Sotto gli Dei ipercosmici, sempre nell’ordine della Psiche, ci sono gli Dei simultaneamente ipercosmici e cosmici. Questi Dei hanno la caratteristica di poter stare contemporaneamente nel nostro cosmo e nell’ipercosmo, quindi sono gli Dei a cui naturalmente sono rivolti i nostri rituali per la loro caratteristica di essere un ponte. Riconosciamo tra loro la serie degli Dei dell’Olimpo: la triade demiurgica costituita da Giove, Nettuno e Vulcano, la triade guardiana da Vesta, Minerva e Marte, la triade vivificatrice da Cerere, Giunone e Diana, e la triade innalzante costituita da Mercurio, Venere e Apollo.
Sotto ancora ci sono numerosi Dei encosmici, come i pianeti, e ancora, sotto gli Dei, i demoni che sono preposti a miriadi di funzioni, come quelle naturali della necessità, ma anche a ruoli di guida quando aiutano il teurgo a innalzarsi agli Dei.
La gigantesca opera di Proclo può assorbirci a tal punto da generare il grande fraintendimento che basti lo sforzo intellettuale per avvicinarsi agli Dei. In realtà Proclo, con la sua produzione di inni e con l’esempio della sua stessa vita ci manda un messaggio completamente diverso: la teologia non basta, la teologia dà supporto alla religio ma non la sostituisce. È da qui che occorre partire. Secondo Proclo, tutto naturalmente intona un inno per ritornare all’origine, persino gli eliotropi e i girasoli partecipano, elevando un “inno fisico” quando suonano nel vento o quando si volgono al sole. Tutto è connesso, tutto è un’imitazione del livello superiore. I rituali nel mondo fisico attirano i numi che ci muovono verso le alte sfere: quella sorta di leggerezza nel cuore che si sente dopo aver partecipato a un buon rituale.
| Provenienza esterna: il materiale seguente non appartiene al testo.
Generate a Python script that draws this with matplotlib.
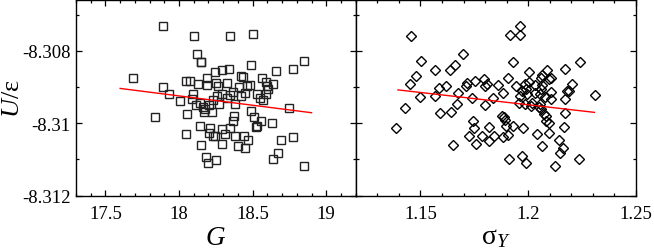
import numpy as np
import matplotlib
matplotlib.use("Agg")
import matplotlib.pyplot as plt
from matplotlib.ticker import MultipleLocator, FuncFormatter

plt.rcParams['font.family'] = ['Liberation Serif', 'DejaVu Serif']
plt.rcParams['mathtext.fontset'] = 'custom'
plt.rcParams['mathtext.rm'] = 'Liberation Serif'
plt.rcParams['mathtext.it'] = 'Liberation Serif:italic'
plt.rcParams['axes.unicode_minus'] = False

# energy per particle vs G (left) and sigma_Y (right)
G = [17.891, 18.102, 18.346, 18.502, 18.124, 18.147, 18.152, 18.486, 18.846,
     17.690, 17.889, 17.932, 18.007, 17.835, 18.054, 18.048, 18.075, 18.127,
     18.188, 18.242, 18.337, 18.294, 18.419, 18.437, 18.563, 18.658, 18.774,
     18.249, 18.267, 18.324, 18.188, 18.093, 18.086, 18.115, 18.143, 18.165,
     18.174, 18.170, 18.206, 18.222, 18.233, 18.271, 18.290, 18.260, 18.324,
     18.346, 18.369, 18.380, 18.410, 18.419, 18.448, 18.464, 18.482, 18.527,
     18.550, 18.572, 18.588, 18.595, 18.606, 18.636, 18.590, 18.749, 18.486,
     18.511, 18.554, 18.523, 18.532, 18.376, 18.369, 18.346, 18.290, 18.143,
     18.045, 18.210, 18.206, 18.233, 18.310, 18.380, 18.443, 18.471, 18.398,
     18.294, 18.152, 18.183, 18.197, 18.249, 18.448, 18.629, 18.695, 18.776,
     18.672, 18.640, 18.846, 18.244]
U_G = [-8.30732, -8.30759, -8.30760, -8.30754, -8.30808, -8.30831, -8.30832,
       -8.30838, -8.30828, -8.30874, -8.30900, -8.30918, -8.30939, -8.30984,
       -8.30974, -8.30884, -8.30884, -8.30893, -8.30875, -8.30858, -8.30851,
       -8.30853, -8.30870, -8.30872, -8.30875, -8.30855, -8.30851, -8.30889,
       -8.30898, -8.30889, -8.30895, -8.30920, -8.30933, -8.30950, -8.30943,
       -8.30954, -8.30961, -8.30970, -8.30950, -8.30970, -8.30936, -8.30947,
       -8.30918, -8.30926, -8.30930, -8.30922, -8.30915, -8.30947, -8.30901,
       -8.30924, -8.30917, -8.30898, -8.30895, -8.30920, -8.30930, -8.30935,
       -8.30887, -8.30898, -8.30906, -8.30893, -8.30920, -8.30958, -8.30967,
       -8.30984, -8.30993, -8.31011, -8.31009, -8.30981, -8.30995, -8.31012,
       -8.31016, -8.31008, -8.31029, -8.31013, -8.31027, -8.31034, -8.31031,
       -8.31035, -8.31035, -8.31047, -8.31062, -8.31056, -8.31059, -8.31092,
       -8.31111, -8.31101, -8.31069, -8.30998, -8.31046, -8.31039, -8.31083,
       -8.31099, -8.31117, -8.31034]

sigma = [1.1458, 1.1502, 1.1478, 1.1450, 1.1500, 1.1430, 1.1388, 1.1567,
         1.1570, 1.1587, 1.1590, 1.1621, 1.1637, 1.1660, 1.1640, 1.1650,
         1.1671, 1.1676, 1.1699, 1.1712, 1.1718, 1.1738, 1.1754, 1.1746,
         1.1749, 1.1724, 1.1757, 1.1785, 1.1796, 1.1801, 1.1808, 1.1798,
         1.1835, 1.1819, 1.1819, 1.1843, 1.1858, 1.1882, 1.1879, 1.1886,
         1.1894, 1.1883, 1.1897, 1.1905, 1.1905, 1.1914, 1.1960, 1.1964,
         1.1931, 1.1913, 1.1928, 1.1945, 1.1960, 1.1956, 1.1972, 1.1977,
         1.1969, 1.1992, 1.1984, 1.1991, 1.2003, 1.2003, 1.2014, 1.2030,
         1.2031, 1.2042, 1.2050, 1.2053, 1.2055, 1.2064, 1.2065, 1.2076,
         1.2065, 1.2081, 1.2086, 1.2095, 1.2097, 1.2107, 1.2107, 1.2104,
         1.2125, 1.2145, 1.2148, 1.2160, 1.2167, 1.2170, 1.2170, 1.2170,
         1.2182, 1.2202, 1.2238, 1.2235, 1.2312, 1.2058, 1.2058, 1.1995,
         1.1984, 1.2019, 1.2058, 1.2097, 1.2073, 1.2081, 1.2187]
U_s = [-8.30759, -8.30829, -8.30871, -8.30892, -8.30927, -8.30958, -8.31014,
       -8.30854, -8.30924, -8.30903, -8.30972, -8.30898, -8.30853, -8.30839,
       -8.30970, -8.31059, -8.30947, -8.30917, -8.30809, -8.30897, -8.30889,
       -8.30931, -8.30884, -8.30993, -8.31014, -8.31034, -8.31056, -8.31036,
       -8.30878, -8.30898, -8.30892, -8.30950, -8.30931, -8.31011, -8.31048,
       -8.31034, -8.30895, -8.30917, -8.30979, -8.30984, -8.30991, -8.31039,
       -8.31009, -8.30875, -8.31033, -8.30757, -8.30731, -8.30756, -8.30830,
       -8.31099, -8.31007, -8.30898, -8.30924, -8.30943, -8.30912, -8.31013,
       -8.31091, -8.31110, -8.30892, -8.30906, -8.30858, -8.30886, -8.30952,
       -8.30917, -8.30895, -8.31030, -8.30956, -8.30947, -8.30920, -8.30895,
       -8.30867, -8.30929, -8.31062, -8.30981, -8.30854, -8.30998, -8.31027,
       -8.30875, -8.30913, -8.30933, -8.31117, -8.31046, -8.31082, -8.31068,
       -8.31011, -8.30851, -8.30933, -8.30972, -8.30910, -8.30892, -8.30832,
       -8.31099, -8.30921, -8.30874, -8.30906, -8.30920, -8.30947, -8.30943,
       -8.30961, -8.30878, -8.30975, -8.30993, -8.30910]

# linear fits (end points)
fit_G = [17.6, 18.9]
fit_U_G = [-8.30904, -8.30971]
fit_s = [1.1396, 1.2307]
fit_U_s = [-8.30908, -8.30970]

fig = plt.figure(figsize=(6.54, 2.53), dpi=100)
ax1 = fig.add_axes([0.1162, 0.2225, 0.4277, 0.7735])
ax2 = fig.add_axes([0.5439, 0.2225, 0.4286, 0.7735])

ax1.plot(G, U_G, 's', ms=5.4, mfc='none', mec='#222222', mew=1.0)
ax1.plot(fit_G, fit_U_G, color='red', lw=1.0)
ax2.plot(sigma, U_s, 'D', ms=5.0, mfc='none', mec='black', mew=1.0)
ax2.plot(fit_s, fit_U_s, color='red', lw=1.0)

ax1.set_xlim(17.3, 19.2)
ax2.set_xlim(1.12, 1.25)
for ax in (ax1, ax2):
    ax.set_ylim(-8.312, -8.3066)
    ax.yaxis.set_major_locator(MultipleLocator(0.002))
    ax.yaxis.set_minor_locator(MultipleLocator(0.001))
    ax.tick_params(which='both', direction='in', top=True, right=True,
                   labelsize=13.5, width=0.9)
    ax.tick_params(which='major', length=4.5, pad=7)
    ax.tick_params(which='minor', length=2.5)
    for s in ax.spines.values():
        s.set_linewidth(1.0)

ax1.xaxis.set_major_locator(MultipleLocator(0.5))
ax1.xaxis.set_minor_locator(MultipleLocator(0.1))
ax2.xaxis.set_major_locator(MultipleLocator(0.05))
ax2.xaxis.set_minor_locator(MultipleLocator(0.01))
ax1.xaxis.set_major_formatter(FuncFormatter(lambda v, p: '%g' % round(v, 4)))
ax2.xaxis.set_major_formatter(FuncFormatter(lambda v, p: '%g' % round(v, 4)))
ax1.yaxis.set_major_formatter(FuncFormatter(lambda v, p: '%g' % round(v, 4)))
ax1.tick_params(axis='y', pad=4)
ax2.tick_params(axis='y', labelleft=False)

ax1.set_xlabel(r'$G$', fontsize=19.5, labelpad=2)
ax2.set_xlabel(r'$\mathrm{\sigma}_{Y}$', fontsize=20, labelpad=1)
ax1.set_ylabel(r'$U/\mathrm{ε}$', fontsize=19)
ax1.yaxis.set_label_coords(-0.185, 0.5)

fig.savefig("out.png", dpi=100)
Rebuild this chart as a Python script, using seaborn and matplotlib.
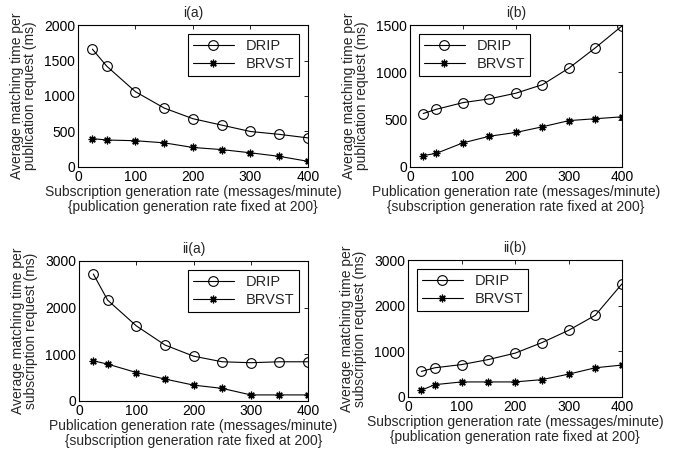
import numpy as np
import pandas as pd
import matplotlib
matplotlib.use('Agg')
import matplotlib.pyplot as plt
import seaborn as sns

# Datos
x_rate = [25, 50, 100, 150, 200, 250, 300, 350, 400]

drip_ia = [1660, 1420, 1060, 830, 680, 590, 500, 460, 410]
brvst_ia = [400, 380, 370, 340, 275, 245, 200, 150, 80]

drip_ib = [565, 610, 680, 720, 780, 870, 1045, 1260, 1490]
brvst_ib = [120, 145, 255, 325, 365, 425, 490, 510, 530]

drip_iia = [2720, 2160, 1610, 1200, 960, 840, 820, 840, 840]
brvst_iia = [860, 790, 610, 470, 340, 270, 130, 130, 130]

drip_iib = [560, 640, 710, 820, 960, 1190, 1460, 1790, 2480]
brvst_iib = [150, 270, 330, 330, 330, 380, 500, 640, 700]

titles = ['i(a)', 'i(b)', 'ii(a)', 'ii(b)']
xlabels = ['Subscription generation rate (messages/minute)\n{publication generation rate fixed at 200}',
           'Publication generation rate (messages/minute)\n{subscription generation rate fixed at 200}',
           'Publication generation rate (messages/minute)\n{subscription generation rate fixed at 200}',
           'Subscription generation rate (messages/minute)\n{publication generation rate fixed at 200}']
ylabels = ['Average matching time per\npublication request (ms)',
           'Average matching time per\npublication request (ms)',
           'Average matching time per\nsubscription request (ms)',
           'Average matching time per\nsubscription request (ms)']
ylims = [(0, 2000), (0, 1500), (0, 3000), (0, 3000)]
yticks = [[0, 500, 1000, 1500, 2000], [0, 500, 1000, 1500],
          [0, 1000, 2000, 3000], [0, 1000, 2000, 3000]]
legend_loc = ['upper right', 'upper left', 'upper right', 'upper left']

series = [(drip_ia, brvst_ia), (drip_ib, brvst_ib), (drip_iia, brvst_iia), (drip_iib, brvst_iib)]

sns.set_style('white')
plt.rcParams['font.family'] = ['Liberation Sans', 'DejaVu Sans']
plt.rcParams['font.size'] = 10

fig = plt.figure(figsize=(6.76, 4.58), dpi=100)
# posiciones de los ejes [left, bottom, width, height]
posiciones = [[0.1154, 0.6354, 0.340, 0.310],
              [0.6065, 0.6354, 0.3136, 0.310],
              [0.1169, 0.1245, 0.3388, 0.3057],
              [0.6036, 0.1332, 0.3166, 0.299]]

asterisco = (8, 2, 0)  # como el '*' de MATLAB

for i in range(4):
    ax = fig.add_axes(posiciones[i])
    drip, brvst = series[i]
    df = pd.DataFrame({'x': x_rate, 'DRIP': drip, 'BRVST': brvst})
    sns.lineplot(data=df, x='x', y='DRIP', ax=ax, color='black', lw=0.8,
                 marker='o', markersize=7, markerfacecolor='none',
                 markeredgecolor='black', markeredgewidth=0.8, label='DRIP')
    sns.lineplot(data=df, x='x', y='BRVST', ax=ax, color='black', lw=0.8,
                 marker=asterisco, markersize=5.5, markerfacecolor='black',
                 markeredgecolor='black', markeredgewidth=0.9, label='BRVST')
    ax.set_xlim(0, 400)
    ax.set_ylim(*ylims[i])
    ax.set_xticks([0, 100, 200, 300, 400])
    ax.set_yticks(yticks[i])
    ax.set_title(titles[i], fontsize=10, pad=6)
    ax.set_xlabel(xlabels[i], fontsize=10, labelpad=1, linespacing=1.1)
    ax.set_ylabel(ylabels[i], fontsize=10, labelpad=5, linespacing=0.95)
    ax.tick_params(direction='in', top=True, right=True, length=3, width=0.6,
                   labelsize=10, pad=2, colors='black')
    for s in ax.spines.values():
        s.set_color('black')
        s.set_linewidth(0.8)
    leg = ax.legend(loc=legend_loc[i], fontsize=10.5, frameon=True, fancybox=False,
                    edgecolor='black', framealpha=1, borderpad=0.35,
                    handlelength=2.8, labelspacing=0.3, borderaxespad=0.6)
    leg.get_frame().set_linewidth(0.8)

fig.savefig('out.png', dpi=100)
Un improvviso colpo di vento mi riporta sul piano terreno, davanti alla statua. Mi meraviglio di dove mi abbia portato una catena di pensieri. Non so se sono restato là, imbambolato, due secondi o venti minuti. La statua sembra sorridere. Sorrido anch’io, quasi complice. Sì, è da qui che dobbiamo ripartire, dall’esperienza diretta del divino, in una struttura chiara e organizzata, che si erge sopra il pensiero caotico. Saluto la Dea ringraziandola dei pensieri. In quella mostra mi sentivo perso, ma adesso posso uscire sicuro, in un universo ordinato e divino. La consapevolezza è il primo passo verso la via del ritorno.